Big deer.  Neither had a rack so I assumed they were either a lesbian couple or heterosexual, but the male suffered from ‘low-T’ or un-descended testicles preventing his horns from sprouting.

I was paralyzed with all this nature erupting in my backyard.  They were gorgeous. 

I looked around quickly to see if I couldn’t find batteries to load into the digital camera – (no) – then I scanned about for my cell phone (still in my car).

So I just stood there, mesmerized.

That’s when I noticed they had consumed the bottom-third of two evergreen trees we had planted years ago.  They were two of a total of twelve, designed to keep the soil from turning to spring mudslides that cascade into our neighbor’s pool.  The first time this happened, it was like living next door to the movie Poltergeist, only no caskets or skeletons bubbled up. 

These little landslides began the year we’d excavated to install a pool of our own, and the vast Mayan Burial Mound the installers created to ‘level off’ the backyard caused mayhem to race downhill into our neighbor’s yard.  We didn't think they were happy.  So we planted twelve trees to hold the soil.

Anyway, I found myself caught in a conundrum.  Was this not a rare gift?  A Nature Moment to relish?  Especially given that I had opted out of some cheap ‘Photo Op’ to enhance this blog.

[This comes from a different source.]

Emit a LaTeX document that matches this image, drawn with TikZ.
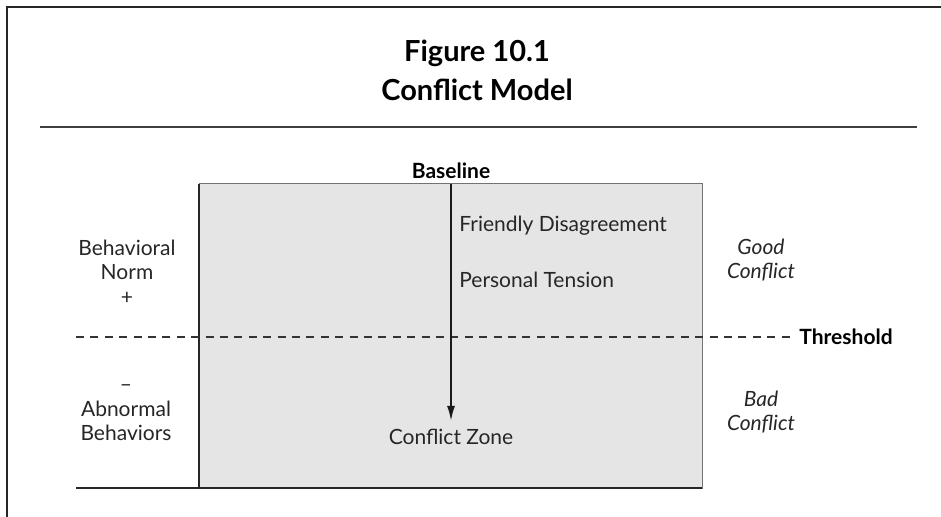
\documentclass[tikz,border=0pt]{standalone}
\usepackage{fontspec}
\setmainfont{Lato}
\usetikzlibrary{positioning,arrows.meta}

\begin{document}
\begin{tikzpicture}[x=0.5pt,y=-0.5pt,>={Latex[length=7.5pt,width=4pt]}]

    %
    % Styles for texts, lines and the zone
    %
    \tikzstyle{plainText} = [inner sep=0pt, align=center, font={\fontsize{10.5}{12.2}\selectfont}, text=black!85];
    \tikzstyle{boldText} = [plainText, font={\fontsize{10.5}{12.2}\selectfont\bfseries}, text=black];
    \tikzstyle{sideNote} = [plainText, font={\fontsize{10.5}{12.2}\selectfont\itshape}];
    \tikzstyle{titleText} = [inner sep=0pt, align=center, font={\fontsize{14.5}{17}\selectfont\bfseries}];
    \tikzstyle{frameLine} = [black!85, line width=0.8pt];
    \tikzstyle{ruleLine} = [black!75, line width=1.1pt];
    \tikzstyle{zone} = [draw=black!55, line width=0.5pt, fill=black!10!white];
    \tikzstyle{thresholdLine} = [black!80, line width=1pt, dash pattern=on 4pt off 3.2pt];
    \tikzstyle{flow} = [black!90, line width=1pt, ->];

    \useasboundingbox (0,0) rectangle (941,517);

    %
    % Frame and title
    %
    \coordinate (frameBottom) at (7,517);
    \coordinate (frameCorner) at (7,7);
    \coordinate (frameRight) at (941,7);
    \draw[frameLine] (frameBottom) -- (frameCorner) -- (frameRight);

    \node[titleText, name=figNo] at (477,53) {Figure 10.1};
    \node[titleText, name=figName, below = 6pt of figNo] {Conflict Model};

    \coordinate (ruleLeft) at (40,127);
    \coordinate (ruleRight) at (917,127);
    \draw[ruleLine] (ruleLeft) -- (ruleRight);

    %
    % Conflict zone
    %
    \coordinate (zoneTopLeft) at (199,184);
    \coordinate (zoneBottomRight) at (702,488);
    \coordinate (zoneBottomLeft) at (199,488);
    \coordinate (groundLeft) at (76,488);
    \path[zone] (zoneTopLeft) rectangle (zoneBottomRight);
    \draw[black!85, line width=0.6pt] (zoneTopLeft) -- (zoneBottomLeft);
    \draw[black!85, line width=1.2pt] (groundLeft) -- (zoneBottomRight);

    %
    % Threshold
    %
    \coordinate (threshLeft) at (76,337);
    \coordinate (threshRight) at (790,337);
    \draw[thresholdLine] (threshLeft) -- (threshRight);
    \node[boldText, name=threshold, anchor=west] at (799,337) {Threshold};

    %
    % Baseline and its arrow
    %
    \node[boldText, name=baseline] at (451,171) {Baseline};
    \coordinate (arrowTop) at (451,184);
    \coordinate (arrowEnd) at (451,421);
    \draw[flow] (arrowTop) -- (arrowEnd);

    \node[plainText, name=friendly, anchor=west] at (459,226) {Friendly Disagreement};
    \node[plainText, name=tension, anchor=west] at (459,280) {Personal Tension};
    \node[plainText, name=zoneName] at (451,437) {Conflict Zone};

    %
    % Side notes
    %
    \node[plainText, name=norm] at (127,272) {Behavioral\\Norm\\+};
    \node[plainText, name=abnormal] at (126,413) {--\\Abnormal\\Behaviors};
    \node[sideNote, name=good] at (761,260) {Good\\Conflict};
    \node[sideNote, name=bad] at (761,412) {Bad\\Conflict};

\end{tikzpicture}
\end{document}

Yet, were these two Acts Of Nature not foraging away our Goodwill Toward Neighbor, devouring landscaping for which we had paid more than $70 per tree?

They ate the bottom-third off of three more trees before I decided that their ‘special sculpting’ was quite enough, thank you, so I opened the slider and tossed them half a loaf of pumpernickel bread.

And like that – they bolted past the broken backboard and the damp kindling into the wilderness (and Route 16… to infinity and beyond).
Christmas Spike, 2013, after A Great Lopping

I realized I should have strewn my Ex-Christmas tree’s branches out there – as a deer offering -- to protect our landscaping investment, but how was I to know last year was a bad year for acorns, causing anorexic lesbian deer to eat my Landslide-Stoppers? 

Well, from now on I plan to keep a supply of pumpernickel bread on hand.  It is excellent deer repellant.

If that doesn’t work, I will take the Christmas Spike I created by lopping off all the edible branches that have now been composted, and place it across the entrance to the woods.  As a warning to deer everywhere.  “THIS is what all of our landscaping is like, so don’t bother foraging for succulent evergreen branches.  Go next door. The neighbors’ arborvitae is especially lush this winter.”

Not my neighbor's arborvitae (which means 'vital arbor' in another language)
Mmmm.  Arborvitae.  My goodness, nature is appetizing today.  Crescent rolls.  Salad.  Venison. 

I really have to post this, quick, and go make some lunch.  It’s nearly 1:30 already.